A Gartner survey revealed that 55% of organisations that have previously deployed AI always consider AI for every new use case that they are evaluating. However, what is just as noteworthy is the 52% that report that risk factors are a critical consideration when evaluating new AI use cases.
“An AI-first strategy is a hallmark of AI maturity and a driver of increased return on investment,” said Erick Brethenoux, distinguished VP analyst at Gartner. “However, AI-first does not mean AI-only. While AI-mature organisations are more likely to consider AI for every possible use case, they are also more likely to weigh risk as a critical factor when determining whether to move forward.”
Gartner defines an “AI-mature” organisation as those who have deployed more than five AI use cases across several business units and processes, in production for more than three years.
Across all organisations, respondents had deployed an average of 41 AI use cases, with use cases remaining in production for 3.5 years (see Fig.1)
Fig. 1: Average duration of AI use cases in production
Both the number of use cases and the time in production rose with the size of the enterprise, with global enterprises reporting an average of 51 use cases in production for 4.3 years.
AI-mature organisations involve legal counsel in ideation
The most significant differentiator identified among AI-mature organisations was the involvement of legal counsel at the ideation stage of AI use cases. AI-mature organisations were 3.8 times more likely to involve legal experts at the ideation phase of an AI project’s life cycle.
“There is uncertainty around the ethics and legality of various AI tactics, as well as a fear of violating privacy regulations,” said Brethenoux. “Organisations that are more experienced with AI do not want to be told they’ve crossed a line once they are further along in the process of developing an AI use case.”

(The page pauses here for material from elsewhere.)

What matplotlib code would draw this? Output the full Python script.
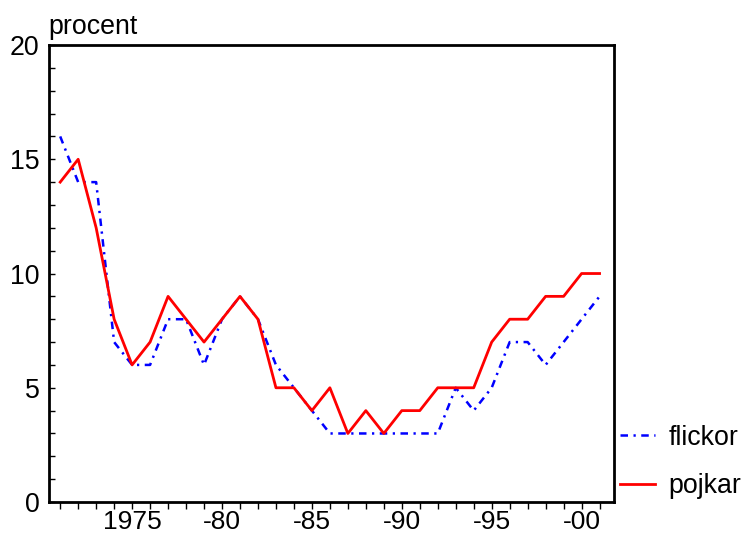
import matplotlib
matplotlib.use("Agg")
import matplotlib.pyplot as plt

plt.rcParams['font.family'] = ['Liberation Sans', 'DejaVu Sans']

# andel i procent, per år
years = list(range(1971, 2002))
flickor = [16, 14, 14, 7, 6, 6, 8, 8, 6, 8,
           9, 8, 6, 5, 4, 3, 3, 3, 3, 3,
           3, 3, 5, 4, 5, 7, 7, 6, 7, 8, 9]
pojkar = [14, 15, 12, 8, 6, 7, 9, 8, 7, 8,
          9, 8, 5, 5, 4, 5, 3, 4, 3, 4,
          4, 5, 5, 5, 7, 8, 8, 9, 9, 10, 10]

xtick_pos = [1975, 1980, 1985, 1990, 1995, 2000]
xtick_labels = ['1975', '-80', '-85', '-90', '-95', '-00']
ytick_pos = [0, 5, 10, 15, 20]

fig = plt.figure(figsize=(7.44, 5.36), dpi=100)
ax = fig.add_axes([0.0652, 0.0634, 0.760, 0.8526])

ax.plot(years, flickor, color='#0000ff', linewidth=1.8,
        dashes=(3.0, 2.2, 0.9, 2.2), label='flickor')
ax.plot(years, pojkar, color='#ff0000', linewidth=2.0, label='pojkar')

ax.set_xlim(1970.35, 2001.8)
ax.set_ylim(0, 20)

ax.set_xticks(xtick_pos)
ax.set_xticklabels(xtick_labels)
ax.set_xticks(years, minor=True)
ax.set_yticks(ytick_pos)
ax.set_yticks(range(0, 21), minor=True)

ax.tick_params(axis='x', which='both', direction='out', length=5.0, width=1.0,
               labelsize=19, pad=0.5)
ax.tick_params(axis='y', which='both', direction='in', length=4.3, width=1.0,
               labelsize=19.3, pad=6.5)

for sp in ax.spines.values():
    sp.set_linewidth(2.0)

fig.text(48 / 744, (536 - 34) / 536, 'procent', fontsize=19.3, va='baseline', ha='left')

ax.legend(loc='center left', bbox_to_anchor=(620 / 744, (536 - 462) / 536),
          bbox_transform=fig.transFigure, frameon=False, borderpad=0,
          borderaxespad=0, fontsize=19.3, handlelength=1.3, handletextpad=0.5,
          labelspacing=0.85)

fig.savefig('out.png', dpi=100)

AI-mature organisations evaluate technical and business ROI metrics
When evaluating the return on AI investment, 52% of AI-mature organisations focus on a combination of technical and business metrics to assess ROI. In less mature organisations, technical metrics are most often used to measure the value of AI use cases.
More AI-mature organisations – 41% compared with 24% of all others – use customer success-related business metrics to estimate ROI. Furthermore, 47% of AI-mature organisations cite customer service as one of the top three business functions benefiting from AI, compared with 34% of others.
“Many business and IT leaders focus on AI’s impact on optimisation and productivity, but organisations do not prosper through cost cutting,” said Brethenoux. “Organisations that are using AI technology to attract and retain customers are able to more clearly articulate the impact on the business, driving a virtuous cycle of executive buy-in for new AI projects.”
AI-mature organisations are also more likely to define metrics earlier in the AI lifecycle. About 67% of AI-mature organisations define metrics at the ideation phase of every use case, compared with 44% of less mature organisations.